„Die heiklen Punkte müssen öffentlich werden“

WASSER Der Berliner Wassertisch will, dass die Verträge über die Teilprivatisierung der Wasserbetriebe offengelegt werden. Mitinitiator Thomas Rudek kündigt an, dann gegen die Privatisierung zu klagen. Dem rot-roten Senat wirft er Ablenkungsmanöver vor

■  Der 49-jährige Mitinitiator des Berliner Wassertischs arbeitet selbstständig als Politikberater. Schon während seines Studiums der Politikwissenschaft hat er sich mit Fragen rund um die Wasserprivatisierung beschäftigt.

taz: Herr Rudek, die Initiative Berliner Wassertisch hat jetzt vier Monate Zeit, um 172.000 Unterschriften zu sammeln. In der ersten Stufe des Volksbegehrens hatten Sie zwei Monate mehr Zeit und kamen auf 36.000 Unterschriften. Schaffen Sie die 172.000?

Thomas Rudek: Die zweite Stufe hat natürlich eine ganz andere Qualität. Die Aufmerksamkeit ist viel höher, die der Menschen und hoffentlich auch die der Medien.

Die Regierungsfraktionen wollen das Informationsfreiheitsgesetz ändern. Damit sollen auch die bislang geheimen Verträge zur Teilprivatisierung der Wasserbetriebe veröffentlicht werden. Glauben Sie, dass das Volksbegehren dadurch geschwächt wird?

Die Politik ist durch das Volksbegehren unter Zugzwang. Doch die Aktivität ist in diesem Fall eine Scheinaktivität, die von unserem Volksbegehren ablenken soll. Denn mit dem neuen Informationsfreiheitsgesetz gibt es noch lange keine Offenlegung der Wasserverträge.

Warum nicht?

In der Fassung, die gerade diskutiert wird, steht, dass ein bereits geschlossener Vertrag, der Verschwiegenheitsklauseln enthält, neu verhandelt werden soll. Erst der neue Vertrag wird dann veröffentlicht. Wir befürchten, dass inhaltlich heikle Punkte entfernt werden. Und wir wollen, dass genau diese heiklen Punkte öffentlich gemacht werden, um sie anfechten zu können.

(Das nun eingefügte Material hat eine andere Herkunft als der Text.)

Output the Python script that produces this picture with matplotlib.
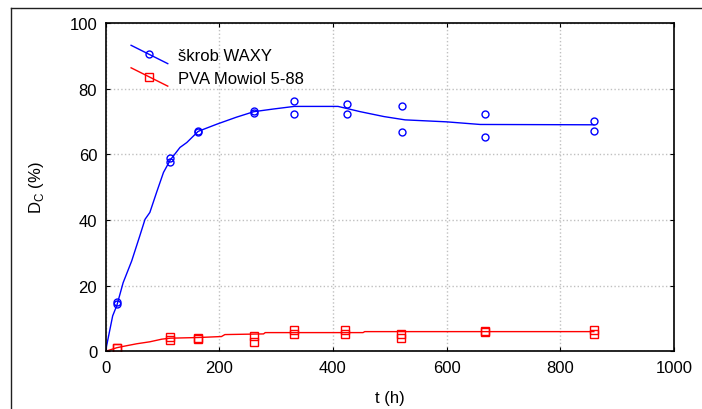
import numpy as np
import matplotlib.pyplot as plt
from matplotlib.lines import Line2D
from matplotlib.legend_handler import HandlerLine2D

plt.rcParams['font.family'] = ['Liberation Sans', 'DejaVu Sans']
plt.rcParams['mathtext.fontset'] = 'custom'
plt.rcParams['mathtext.rm'] = 'Liberation Sans'

# measured points (two parallel samples per time)
t_waxy = [20, 20, 114, 114, 163, 163, 261, 261, 332, 332, 424, 424, 521, 521, 667, 667, 859, 859]
d_waxy = [14.3, 15.0, 59.0, 57.6, 67.2, 66.9, 73.3, 72.5, 76.3, 72.3, 75.4, 72.3, 74.8, 66.8, 72.3, 65.2, 70.2, 67.2]

t_pva = [20, 20, 114, 114, 163, 163, 261, 261, 332, 332, 422, 422, 520, 520, 667, 667, 859, 859]
d_pva = [1.1, 1.0, 4.4, 3.4, 4.2, 3.8, 4.7, 2.8, 6.4, 5.4, 6.4, 5.4, 5.4, 4.2, 6.1, 5.9, 6.5, 5.3]

# fitted curves
t_waxy_fit = [0, 12.6, 20, 31, 46, 60, 69.5, 78, 90, 102, 114, 131, 143, 163, 196, 230, 261,
              295, 332, 409, 448, 490, 527, 600, 659, 859]
d_waxy_fit = [0, 10.8, 14.0, 20.9, 27.5, 35.0, 40.2, 42.3, 48.5, 54.5, 58.3, 62.1, 63.6, 67.0,
              69.2, 71.3, 73.0, 73.8, 74.6, 74.6, 73.0, 71.5, 70.5, 69.9, 69.1, 69.0]

t_pva_fit = [0, 20, 34, 55, 78, 99, 114, 163, 204, 210, 278, 281, 453, 456, 859]
d_pva_fit = [0, 1.1, 1.6, 2.3, 2.9, 3.7, 4.0, 4.2, 4.5, 5.1, 5.3, 5.7, 5.7, 6.0, 6.0]


# legend handle drawn as a slanted line with the marker in the middle
class SlantHandler(HandlerLine2D):
    def create_artists(self, legend, orig_handle, xdescent, ydescent,
                       width, height, fontsize, trans):
        ymid = height / 2 - ydescent
        dy = 0.55 * fontsize
        line = Line2D([-xdescent, width - xdescent], [ymid + dy, ymid - dy])
        self.update_prop(line, orig_handle, legend)
        line.set_marker('')
        mark = Line2D([width / 2 - xdescent], [ymid])
        self.update_prop(mark, orig_handle, legend)
        mark.set_linestyle('none')
        line.set_transform(trans)
        mark.set_transform(trans)
        return [line, mark]


fig = plt.figure(figsize=(7.02, 4.10), dpi=100)
ax = fig.add_axes([0.1503, 0.1407, 0.8098, 0.8007])

ax.plot(t_waxy_fit, d_waxy_fit, color='#0000ff', lw=1.0)
ax.plot(t_waxy, d_waxy, 'o', mfc='none', mec='#0000ff', ms=5, mew=1.0)
ax.plot(t_pva_fit, d_pva_fit, color='#ff0000', lw=1.0)
ax.plot(t_pva, d_pva, 's', mfc='none', mec='#ff0000', ms=5.5, mew=1.0)

h1 = Line2D([], [], color='#0000ff', lw=1.0, marker='o', mfc='none', mec='#0000ff', ms=5)
h2 = Line2D([], [], color='#ff0000', lw=1.0, marker='s', mfc='none', mec='#ff0000', ms=5.5)
ax.legend([h1, h2], ['škrob WAXY', 'PVA Mowiol 5-88'], loc='upper left',
          bbox_to_anchor=(0.045, 0.923), borderaxespad=0, borderpad=0, frameon=False,
          handlelength=2.2, handletextpad=0.6, labelspacing=0.45, fontsize=12,
          handler_map={Line2D: SlantHandler()})

ax.set_xlim(0, 1000)
ax.set_ylim(0, 100)
ax.set_xticks(np.arange(0, 1001, 200))
ax.set_yticks(np.arange(0, 101, 20))
ax.grid(True, color='#c0c0c0', linestyle=':', linewidth=1.0)
ax.tick_params(direction='in', length=3, top=True, right=True, labelsize=12, colors='black')
ax.tick_params(axis='x', pad=6.5)
ax.tick_params(axis='y', pad=6)
for s in ax.spines.values():
    s.set_linewidth(1.2)

ax.set_xlabel('t (h)', fontsize=12)
ax.set_ylabel(r'D$_\mathregular{C}$ (%)', fontsize=12)
ax.xaxis.set_label_coords(0.5, -0.117)
ax.yaxis.set_label_coords(-0.105, 0.5)

# outer frame of the original picture
fig.add_artist(Line2D([11 / 702, 11 / 702], [0, 1 - 9 / 410], color='#202020', lw=1.0,
                      transform=fig.transFigure))
fig.add_artist(Line2D([11 / 702, 1], [1 - 9 / 410, 1 - 9 / 410], color='#202020', lw=1.0,
                      transform=fig.transFigure))

fig.savefig('out.png', dpi=100)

Sie spielen auf Paragraf 7 des Gesetzesentwurfs an. Da steht auch: Wenn die Nachverhandlungen scheitern, wird der Vertrag nur veröffentlicht, wenn „das Informationsinteresse das private Geheimhaltungsinteresse erheblich überwiegt“. Darüber werden wohl Gerichte entscheiden müssen.

So ist es. Und wir rechnen damit, dass die betroffenen Unternehmen gegen die Veröffentlichung klagen. Wenn das durch die gesamten Instanzen geht, kann das über zehn Jahren dauern. Wir könnten also mit einer Veröffentlichung frühestens im Jahr 2020 rechnen. Und bis dahin steigen die Wasserpreise weiter.

Ist das Gesetz nicht trotzdem für neue Verträge sinnvoll?

Es hat vor allem zwei Schwächen: Die erste ist, dass Verträge nicht veröffentlicht werden müssen, wenn den Unternehmen wirtschaftlicher Schaden droht. Die zweite ist, dass über die Veröffentlichung genau die Behörde entscheidet, die den Vertrag abgeschlossen hat. Bürgernähe und Transparenz sehen anders aus.

Ihr Ziel ist nicht nur die Offenlegung der Verträge, Sie wollen auch, dass die Teilprivatisierung der Wasserbetriebe rückgängig gemacht wird. Wie wollen Sie das erreichen?

Zuerst müssen die Geheimverträge offengelegt werden. Wir sind sicher, dass wir dann zentrale Passagen juristisch zu Fall bringen werden.

Mit welchem Argument?

Es sind sittenwidrige Verträge, die über mehrere Legislaturperioden abgeschlossen wurden, zulasten Dritter, nämlich der Verbraucher. Einzelne Passagen sind eindeutig rechtswidrig. Wir wollen hier noch nicht zu viel verraten, damit sich die Juristen von RWE und Veolia nicht jetzt schon eine Gegenstrategie ausdenken können.

„In drei Jahren könnten die Wasserbetriebe wieder Berlin gehören“

Wann könnte es so weit sein, dass die Wasserversorgung wieder ganz Berlin gehört?

Das hängt maßgeblich vom politischen Willen und dem Druck ab, den wir aufbauen können. Ich glaube, dass wir in drei Jahren so weit sein können.

Trotz eines zu erwartenden Rechtsstreits?

Ich bin mir sicher, wenn sich viele Bürger, sagen wir eine Million, für die Offenlegung der Geheimverträge aussprechen, dann werden die Unternehmen ihr Gesicht nicht in einem Rechtsstreit verlieren wollen.